I don't think there's anything on the planet to rival the Economist and as a collective whole, British newspapers are better than the mostly dull American ones.

Still, outside of its' coverage of politics, the New York Times is the best daily I've read. Great coverage of business, science, arts and culture. And I'd rather read the Washington Post for foreign affairs and political coverage than any UK daily.

Peter Burnet said...

Yes, you couldn't find the moon if it fell on you and your teeth are dicey, but you are first with consistently superior papers. Even your tabloids have some good stuff.

I agree with M. Ali that the NYT and Wapo are in that class, as are The National Post here and The Australian on a good day. But we have far more crappy papers and mind-numbingly boring articles than you.

M. Ali:

The Economist is one big snore. Time for The Starbucks crowd.

David said...

Of the four national US papers, USA Today, the NY Times, the Wall Street Journal and, provisionally, the Washington Post, the latter three are pretty good, and USA Today is perfect at being what it wants to be.

Local and regional US papers are terrible.

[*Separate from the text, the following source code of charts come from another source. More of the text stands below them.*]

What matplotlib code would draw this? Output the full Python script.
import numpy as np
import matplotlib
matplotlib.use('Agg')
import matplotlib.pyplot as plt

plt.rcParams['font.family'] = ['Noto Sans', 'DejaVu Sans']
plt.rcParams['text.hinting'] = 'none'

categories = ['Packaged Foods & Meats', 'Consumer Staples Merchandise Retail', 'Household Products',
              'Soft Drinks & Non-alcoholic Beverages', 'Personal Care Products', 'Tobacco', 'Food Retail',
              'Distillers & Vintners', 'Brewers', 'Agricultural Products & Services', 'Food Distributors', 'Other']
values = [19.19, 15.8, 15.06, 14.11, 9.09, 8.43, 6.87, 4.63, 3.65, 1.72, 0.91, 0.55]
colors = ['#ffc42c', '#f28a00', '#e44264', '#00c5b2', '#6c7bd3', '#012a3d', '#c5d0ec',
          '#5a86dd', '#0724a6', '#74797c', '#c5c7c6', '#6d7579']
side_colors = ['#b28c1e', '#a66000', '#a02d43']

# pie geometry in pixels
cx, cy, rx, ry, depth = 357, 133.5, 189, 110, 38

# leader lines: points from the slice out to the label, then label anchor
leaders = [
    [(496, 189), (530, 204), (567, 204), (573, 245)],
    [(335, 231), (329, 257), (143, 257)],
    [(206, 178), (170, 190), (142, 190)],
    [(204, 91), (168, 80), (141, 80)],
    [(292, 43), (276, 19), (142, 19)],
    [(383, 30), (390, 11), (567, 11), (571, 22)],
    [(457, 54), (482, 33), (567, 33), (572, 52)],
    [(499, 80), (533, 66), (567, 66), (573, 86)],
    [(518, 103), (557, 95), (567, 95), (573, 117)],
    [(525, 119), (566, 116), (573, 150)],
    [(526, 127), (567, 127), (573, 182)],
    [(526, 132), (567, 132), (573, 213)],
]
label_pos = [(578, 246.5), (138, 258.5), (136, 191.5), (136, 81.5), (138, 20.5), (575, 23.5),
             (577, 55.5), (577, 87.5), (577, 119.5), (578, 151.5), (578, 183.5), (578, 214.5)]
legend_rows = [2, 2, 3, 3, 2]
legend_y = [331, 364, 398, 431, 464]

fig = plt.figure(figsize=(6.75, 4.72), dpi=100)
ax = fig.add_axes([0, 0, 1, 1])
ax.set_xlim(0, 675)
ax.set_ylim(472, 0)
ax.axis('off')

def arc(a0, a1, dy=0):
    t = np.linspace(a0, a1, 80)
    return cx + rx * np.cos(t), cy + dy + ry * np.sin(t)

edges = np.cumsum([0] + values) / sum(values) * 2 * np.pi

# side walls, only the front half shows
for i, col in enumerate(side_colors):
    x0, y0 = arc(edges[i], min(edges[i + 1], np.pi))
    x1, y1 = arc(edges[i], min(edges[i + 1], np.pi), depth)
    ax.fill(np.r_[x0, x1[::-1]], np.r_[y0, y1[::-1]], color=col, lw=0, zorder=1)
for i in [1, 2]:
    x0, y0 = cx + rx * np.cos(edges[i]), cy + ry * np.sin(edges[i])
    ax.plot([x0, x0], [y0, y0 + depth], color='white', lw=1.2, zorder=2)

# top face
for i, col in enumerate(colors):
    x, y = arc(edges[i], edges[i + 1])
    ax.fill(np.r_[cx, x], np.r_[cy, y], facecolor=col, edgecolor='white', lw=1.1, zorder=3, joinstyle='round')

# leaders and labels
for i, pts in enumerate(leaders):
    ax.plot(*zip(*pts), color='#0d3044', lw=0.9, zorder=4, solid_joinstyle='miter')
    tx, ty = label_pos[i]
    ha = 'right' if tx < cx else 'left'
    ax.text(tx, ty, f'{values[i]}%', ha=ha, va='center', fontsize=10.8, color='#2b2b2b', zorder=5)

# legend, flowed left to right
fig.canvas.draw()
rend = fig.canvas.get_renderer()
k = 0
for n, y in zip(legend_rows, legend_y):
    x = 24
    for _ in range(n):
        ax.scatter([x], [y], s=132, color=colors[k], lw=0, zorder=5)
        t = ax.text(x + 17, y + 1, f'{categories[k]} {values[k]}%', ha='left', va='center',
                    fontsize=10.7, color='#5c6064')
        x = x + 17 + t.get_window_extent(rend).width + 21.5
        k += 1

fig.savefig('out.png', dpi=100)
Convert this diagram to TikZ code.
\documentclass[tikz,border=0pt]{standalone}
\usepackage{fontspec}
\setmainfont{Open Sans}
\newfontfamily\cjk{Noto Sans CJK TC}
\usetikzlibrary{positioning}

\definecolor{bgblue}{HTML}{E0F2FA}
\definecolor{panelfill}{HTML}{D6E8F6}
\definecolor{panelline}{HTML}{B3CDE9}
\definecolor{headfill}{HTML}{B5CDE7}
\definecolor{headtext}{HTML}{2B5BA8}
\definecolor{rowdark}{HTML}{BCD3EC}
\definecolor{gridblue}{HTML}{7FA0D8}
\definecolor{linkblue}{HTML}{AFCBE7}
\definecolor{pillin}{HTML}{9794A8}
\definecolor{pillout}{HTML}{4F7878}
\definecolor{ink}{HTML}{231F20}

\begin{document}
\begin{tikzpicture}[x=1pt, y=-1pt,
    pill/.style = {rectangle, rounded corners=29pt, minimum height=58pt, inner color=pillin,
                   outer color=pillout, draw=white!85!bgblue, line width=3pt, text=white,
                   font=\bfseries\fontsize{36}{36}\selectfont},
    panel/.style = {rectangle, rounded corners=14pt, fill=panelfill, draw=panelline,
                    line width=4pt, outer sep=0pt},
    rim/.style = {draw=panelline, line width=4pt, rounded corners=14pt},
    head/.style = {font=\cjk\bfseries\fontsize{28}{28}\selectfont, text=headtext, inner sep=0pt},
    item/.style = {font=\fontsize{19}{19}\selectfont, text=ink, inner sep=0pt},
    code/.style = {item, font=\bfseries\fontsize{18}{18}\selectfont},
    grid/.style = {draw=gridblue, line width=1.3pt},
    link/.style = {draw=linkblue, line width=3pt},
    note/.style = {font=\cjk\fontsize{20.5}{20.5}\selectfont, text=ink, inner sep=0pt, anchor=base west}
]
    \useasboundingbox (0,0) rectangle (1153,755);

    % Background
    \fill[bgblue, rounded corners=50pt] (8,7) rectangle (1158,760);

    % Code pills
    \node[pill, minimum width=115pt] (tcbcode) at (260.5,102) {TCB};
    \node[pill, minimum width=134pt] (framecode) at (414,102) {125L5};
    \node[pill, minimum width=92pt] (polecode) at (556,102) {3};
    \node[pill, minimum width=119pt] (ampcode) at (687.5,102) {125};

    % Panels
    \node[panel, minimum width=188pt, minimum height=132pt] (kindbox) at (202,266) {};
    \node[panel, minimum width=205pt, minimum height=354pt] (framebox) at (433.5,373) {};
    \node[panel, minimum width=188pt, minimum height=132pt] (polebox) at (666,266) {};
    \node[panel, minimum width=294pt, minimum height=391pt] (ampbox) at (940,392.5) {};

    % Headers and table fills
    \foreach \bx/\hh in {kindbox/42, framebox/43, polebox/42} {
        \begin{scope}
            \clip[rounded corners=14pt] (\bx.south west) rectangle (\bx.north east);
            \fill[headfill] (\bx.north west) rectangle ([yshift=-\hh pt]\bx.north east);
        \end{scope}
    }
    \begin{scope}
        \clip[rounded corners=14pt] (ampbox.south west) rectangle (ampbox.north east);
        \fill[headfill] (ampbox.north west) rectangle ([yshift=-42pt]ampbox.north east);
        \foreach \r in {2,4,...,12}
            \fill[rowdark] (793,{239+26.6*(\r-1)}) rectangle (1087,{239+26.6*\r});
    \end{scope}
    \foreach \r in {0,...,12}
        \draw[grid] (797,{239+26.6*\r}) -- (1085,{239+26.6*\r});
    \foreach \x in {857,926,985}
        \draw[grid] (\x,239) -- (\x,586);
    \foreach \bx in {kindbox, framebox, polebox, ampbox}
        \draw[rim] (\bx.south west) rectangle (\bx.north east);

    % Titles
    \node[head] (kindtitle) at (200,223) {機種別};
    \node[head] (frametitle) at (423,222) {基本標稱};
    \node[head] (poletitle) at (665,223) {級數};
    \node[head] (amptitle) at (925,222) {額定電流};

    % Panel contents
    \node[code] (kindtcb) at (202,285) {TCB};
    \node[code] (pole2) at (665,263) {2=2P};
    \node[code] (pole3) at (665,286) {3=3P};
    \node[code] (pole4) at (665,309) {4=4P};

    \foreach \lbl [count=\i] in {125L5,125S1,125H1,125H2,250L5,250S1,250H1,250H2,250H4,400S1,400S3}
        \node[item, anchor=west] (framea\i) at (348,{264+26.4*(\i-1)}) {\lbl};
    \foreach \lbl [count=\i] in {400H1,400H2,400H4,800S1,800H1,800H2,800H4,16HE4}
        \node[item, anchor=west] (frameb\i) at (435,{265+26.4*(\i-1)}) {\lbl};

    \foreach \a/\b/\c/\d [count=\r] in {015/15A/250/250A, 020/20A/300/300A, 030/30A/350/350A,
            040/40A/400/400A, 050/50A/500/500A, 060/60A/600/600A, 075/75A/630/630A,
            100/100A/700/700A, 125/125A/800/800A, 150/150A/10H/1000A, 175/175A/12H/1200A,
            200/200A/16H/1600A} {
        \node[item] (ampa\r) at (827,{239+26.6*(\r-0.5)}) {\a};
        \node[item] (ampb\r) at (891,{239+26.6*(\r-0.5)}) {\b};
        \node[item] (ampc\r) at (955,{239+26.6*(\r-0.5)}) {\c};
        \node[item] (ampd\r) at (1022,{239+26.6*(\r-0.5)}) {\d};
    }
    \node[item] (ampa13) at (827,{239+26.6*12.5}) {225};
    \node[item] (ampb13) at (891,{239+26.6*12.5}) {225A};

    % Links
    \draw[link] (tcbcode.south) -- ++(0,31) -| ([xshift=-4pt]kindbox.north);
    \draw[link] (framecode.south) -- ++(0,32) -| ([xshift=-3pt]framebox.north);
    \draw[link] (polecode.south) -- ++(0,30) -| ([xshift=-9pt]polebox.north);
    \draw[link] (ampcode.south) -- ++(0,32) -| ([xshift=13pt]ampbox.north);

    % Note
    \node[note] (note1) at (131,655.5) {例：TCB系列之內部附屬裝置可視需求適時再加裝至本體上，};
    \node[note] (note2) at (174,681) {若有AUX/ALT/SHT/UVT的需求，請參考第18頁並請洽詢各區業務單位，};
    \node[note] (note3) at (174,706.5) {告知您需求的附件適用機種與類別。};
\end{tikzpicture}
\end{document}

They're pablum, they're written at a sixth grade level and they delight in being shallow.

But I agree with Brit that even the big three are nowhere near as good at op/ed as the British papers. When's the last time you read anything startling in a US op/ed? When do any of the big 3 veer more than a couple of degrees off of conventional wisdom? For that matter, the whole point of the NY Times op/ed page is to communicate to the media world what the center left conventional wisdom is. If you look at the NY Times in the morning, you know what's going to be on the TV news at night -- not just what stories will be covered, but what's going to be said about them. I don't think that any of the UK papers has anything like that power to shape conventional wisdom.

M Ali said...

"The Economist is one big snore. Time for The Starbucks crowd."

Feh. Obviously somebody not enthralled by Burgernomics or the goings-on of the copper industry in Madagascar.

M Ali said...

David:

Could you send me your email address to maac007@yahoo.com?

I might be in London during April so we could meet up and laugh at Brit's views on capital punishment.

Hey Skipper said...

m ali:

You are right, there is nothing to rival the Economist, and I'm going to resume getting it once I've finished moving.

Brit:

It is worth mentioning that the UK corners the market on quality obits.

Peter Burnet said...

Obviously somebody not enthralled by Burgernomics or the goings-on of the copper industry in Madagascar.

No, that sort of stuff is neat. It's the rote, simplistic pontificating that gets to me. I'd love to see a good parody of it.

erp said...

Peter, the media is already a parody of itself.